California’s 'weak' job market is being supported by public funds as the private sector continues to cut jobs

A new analysis reveals that while public-sector and government-supported jobs have increased, California's labor market overall is struggling, with a notable decline in private-sector jobs since their peak post-pandemic.

The state Legislative Analyst’s Office reviewed employment data from the U.S. Bureau of Labor Statistics up to April and found that California's private-sector industries have lost a total of 340,000 jobs since their peak a few years ago. The technology and finance sectors have been hit hardest, with the information sector—home to major employers like Google, Apple, Facebook, and Disney—experiencing a 16% decline since its peak. From over 531,000 jobs in July 2022, the sector has lost 98,000 positions. The financial sector, which peaked at 500,000 jobs in December 2021, has seen an 8% decrease, losing 43,000 jobs.

Additionally, business services, manufacturing, and transportation and warehousing industries each experienced a 3% job loss since their peaks. California's unemployment rate stands at 5.2%, the highest in the nation for the past four months.
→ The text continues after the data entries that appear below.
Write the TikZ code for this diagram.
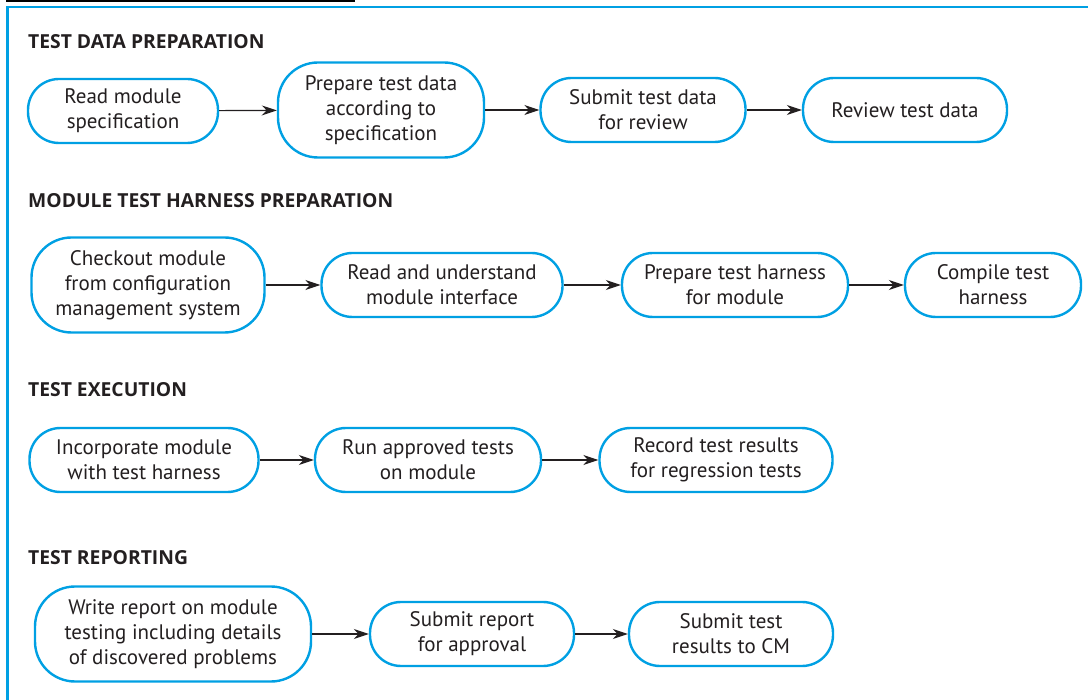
\documentclass[tikz,border=0pt]{standalone}
\usepackage{fontspec}
\setmainfont{PT Sans}
\newfontfamily\headfont{Open Sans}
\usetikzlibrary{arrows.meta}
\definecolor{frameblue}{RGB}{0,160,227}
\definecolor{inkblack}{RGB}{35,31,32}
\tikzset{
  stage/.style={draw=frameblue, line width=2.4pt, fill=white, align=center,
    font=\fontsize{21}{25}\selectfont, text=inkblack, inner sep=0pt,
    minimum height=64pt, rounded corners=31pt},
  tall/.style={minimum height=95pt, rounded corners=40pt},
  heading/.style={anchor=west, font=\headfont\fontsize{19.3}{22}\selectfont\bfseries, text=inkblack, inner sep=0pt},
  flow/.style={-{Stealth[length=15pt,width=10pt]}, line width=1.2pt, draw=inkblack},
}
\begin{document}
\begin{tikzpicture}[x=1pt,y=-1pt]
\useasboundingbox (0,0) rectangle (1088,700);
% frame edges
\draw[line width=2.5pt, black] (6,1) -- (355,1);
\draw[line width=2.2pt, frameblue] (1088,7) -- (7.5,7) -- (7.5,700);

% Test data preparation
\node[heading] (h1) at (28,42) {TEST DATA PREPARATION};
\node[stage, minimum width=190pt] (n1) at (123,111) {Read module\\specification};
\node[stage, tall, minimum width=206pt] (n2) at (381,110) {Prepare test data\\according to\\specification};
\node[stage, minimum width=205pt] (n3) at (643,110) {Submit test data\\for review};
\node[stage, minimum width=204pt] (n4) at (905,110) {Review test data};
\draw[flow] (n1) -- (n2);
\draw[flow] (n2) -- (n3);
\draw[flow] (n3) -- (n4);

% Module test harness preparation
\node[heading] (h2) at (28,201) {MODULE TEST HARNESS PREPARATION};
\node[stage, tall, minimum width=233pt] (m1) at (148,285) {Checkout module\\from configuration\\management system};
\node[stage, minimum width=241pt] (m2) at (442,285) {Read and understand\\module interface};
\node[stage, minimum width=226pt] (m3) at (735,285) {Prepare test harness\\for module};
\node[stage, minimum width=176pt] (m4) at (993,285) {Compile test\\harness};
\draw[flow] (m1) -- (m2);
\draw[flow] (m2) -- (m3);
\draw[flow] (m3) -- (m4);

% Test execution
\node[heading] (h3) at (28,390) {TEST EXECUTION};
\node[stage, minimum width=229pt] (e1) at (144,460) {Incorporate module\\with test harness};
\node[stage, minimum width=226pt] (e2) at (428,460) {Run approved tests\\on module};
\node[stage, minimum width=233pt] (e3) at (716,460) {Record test results\\for regression tests};
\draw[flow] (e1) -- (e2);
\draw[flow] (e2) -- (e3);

% Test reporting
\node[heading] (h4) at (28,558) {TEST REPORTING};
\node[stage, tall, minimum width=276pt] (r1) at (173,634) {Write report on module\\testing including details\\of discovered problems};
\node[stage, minimum width=204pt] (r2) at (472,634) {Submit report\\for approval};
\node[stage, minimum width=204pt] (r3) at (731,634) {Submit test\\results to CM};
\draw[flow] (r1) -- (r2);
\draw[flow] (r2) -- (r3);
\end{tikzpicture}
\end{document}
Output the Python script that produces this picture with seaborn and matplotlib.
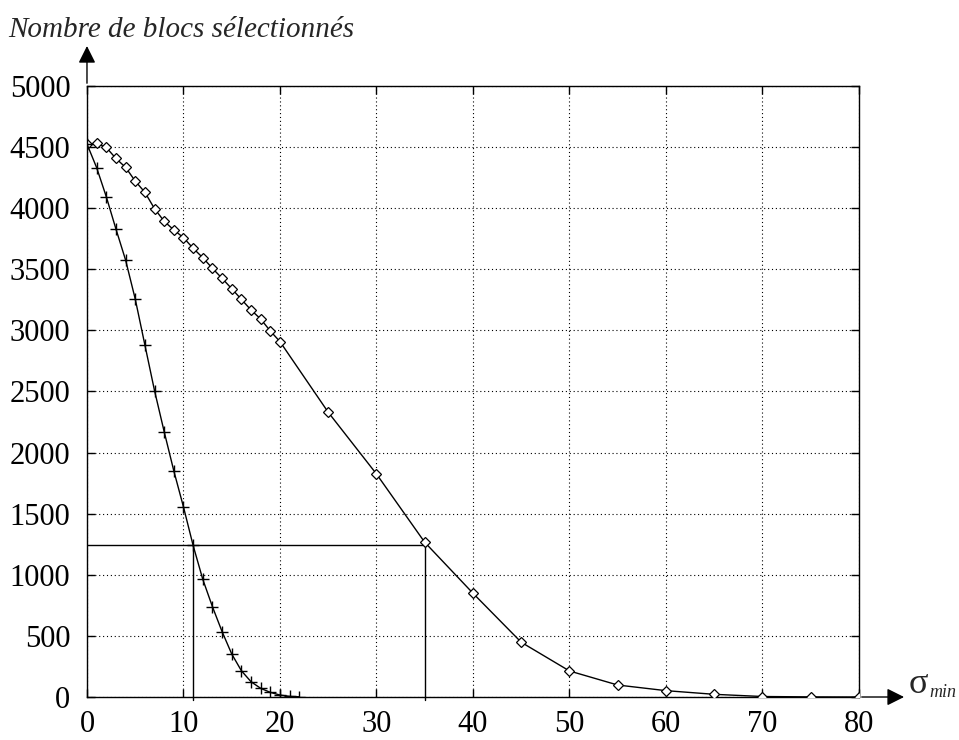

Conversely, the health care and social service sectors have added 240,000 jobs since September 2022. This growth includes positions in private sectors such as dental offices, child care centers, and vocational rehabilitation services. However, as these sectors are closely tied to government spending, the analysis groups them with public-sector jobs, which have also increased by 120,000 over the same period. The analysis, based on 12.5 million private-sector jobs as of April, shows a total of 5.5 million jobs split between public and publicly supported sectors.

Chas Alamo, principal fiscal and policy analyst for the Legislative Analyst’s Office, noted that the job market has been weak since late 2022. He advised caution in interpreting monthly job reports due to discrepancies between preliminary reports and subsequent revisions based on unemployment insurance data.

California's reliance on personal income tax revenue makes the nature of job gains or losses crucial. Brooke Armour, president of the California Center for Jobs and the Economy, pointed out that while any job growth is positive, the state is losing high-wage jobs that support the budget and gaining lower-wage jobs in hospitality and services, which she believes has eroded middle-class employment.

The California Center for Jobs and the Economy, part of the California Business Roundtable, which includes top executives from major employers, supports Alamo’s analysis but attributes significant tech job losses to the industry's pandemic hiring boom rather than a broader trend. Armour described the tech sector’s job losses as a correction and expressed concern about tech companies making investments outside of California, even though they continue to operate within the state.

Regarding potential impacts of the state’s budget deficit on public-sector job growth, Alamo indicated that the public sector also includes jobs funded by federal sources. He anticipates that employment in health care and social services will likely continue to grow despite budget challenges.